Long Time Asymptotics for the Stochastic Follow-the-Leader System
Sayan Banerjee, Amarjit Budhiraja, Dilshad Imon
TL;DR
This paper introduces a non-diffusive, pure-jump particle system that blends stochastic rat-race dynamics with a follow-the-leader structure on the real line. By focusing on the gap process, it proves a unique stationary distribution and uniform geometric ergodicity for finite particle systems, and, in the special case of Exp(1) leader jumps, derives an explicit product-form stationary law and sharp mixing-time bounds that scale as $t_{mix}=\Theta(n)$ lower and $O(n(\log n)^2)$ upper. The authors develop a novel coupling and a frozen-boundaries technique to analyze convergence and prove a functional central limit theorem under large-particle limits, with a moment-regularization phenomenon for heavy-tailed leader increments. Together, these results provide a tractable framework for ergodicity, invariant laws, and mixing behavior in local-interaction, non-diffusive particle systems and shed light on connections to Hammersley-type processes and potential hydrodynamic limits.
Abstract
We introduce and analyze a class of interacting particle systems on the real line that combine features of the stochastic rat race and (deterministic) follow-the-leader models.
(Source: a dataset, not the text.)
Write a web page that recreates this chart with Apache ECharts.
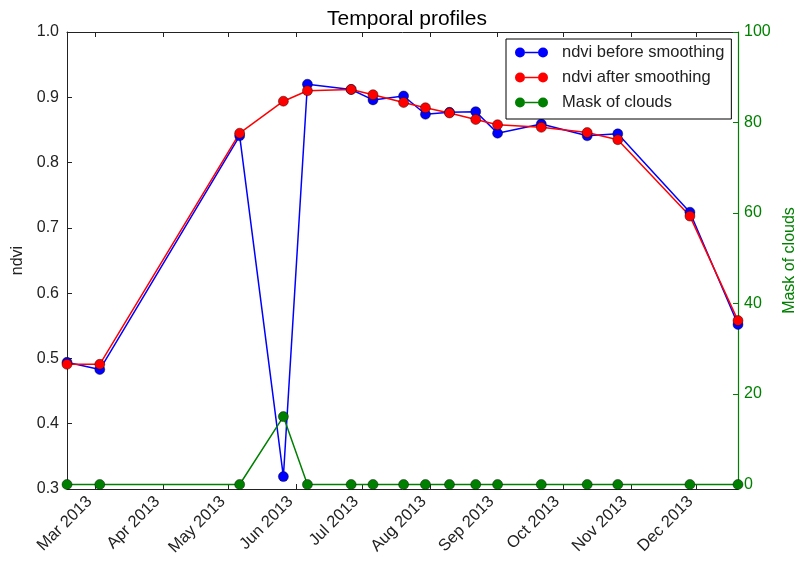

The particle system evolves as a continuous-time pure jump process: the leading particle moves independently, at Exponential jump times, with constant jump rate and iid jump sizes distributed according to a law $θ$, while each of the remaining particles jumps forward, at Exponential times, at rate equal to its distance from the particle immediately ahead, with jump sizes drawn uniformly from the corresponding gap. The dynamics thus encode competition for leadership together with distance-dependent stochastic interactions. Our main focus is the associated gap process, representing the vector of inter-particle distances. We establish the existence of a unique stationary distribution for the gap process and prove uniform geometric ergodicity. Further, when the leader's jump sizes follow an Exponential distribution, we identify the stationary law explicitly as a product of independent Exponential laws, and show that the associated mixing time scales between $Θ(n)$ and $O(n(\log n)^2)$ for an $n$-particle system. As an application of the mixing time results we establish a functional limit theorem that characterizes fluctuations of particle states at large time, under a suitable spatial and temporal scaling and large particle limit. Finally, when the leader's jumps have heavy but integrable tails, we show that each gap has at least one additional finite moment under stationarity than that of the leader's jump size distribution. The model offers a tractable setting for exploring ergodicity, explicit invariant laws, and mixing behavior in non-diffusive particle systems.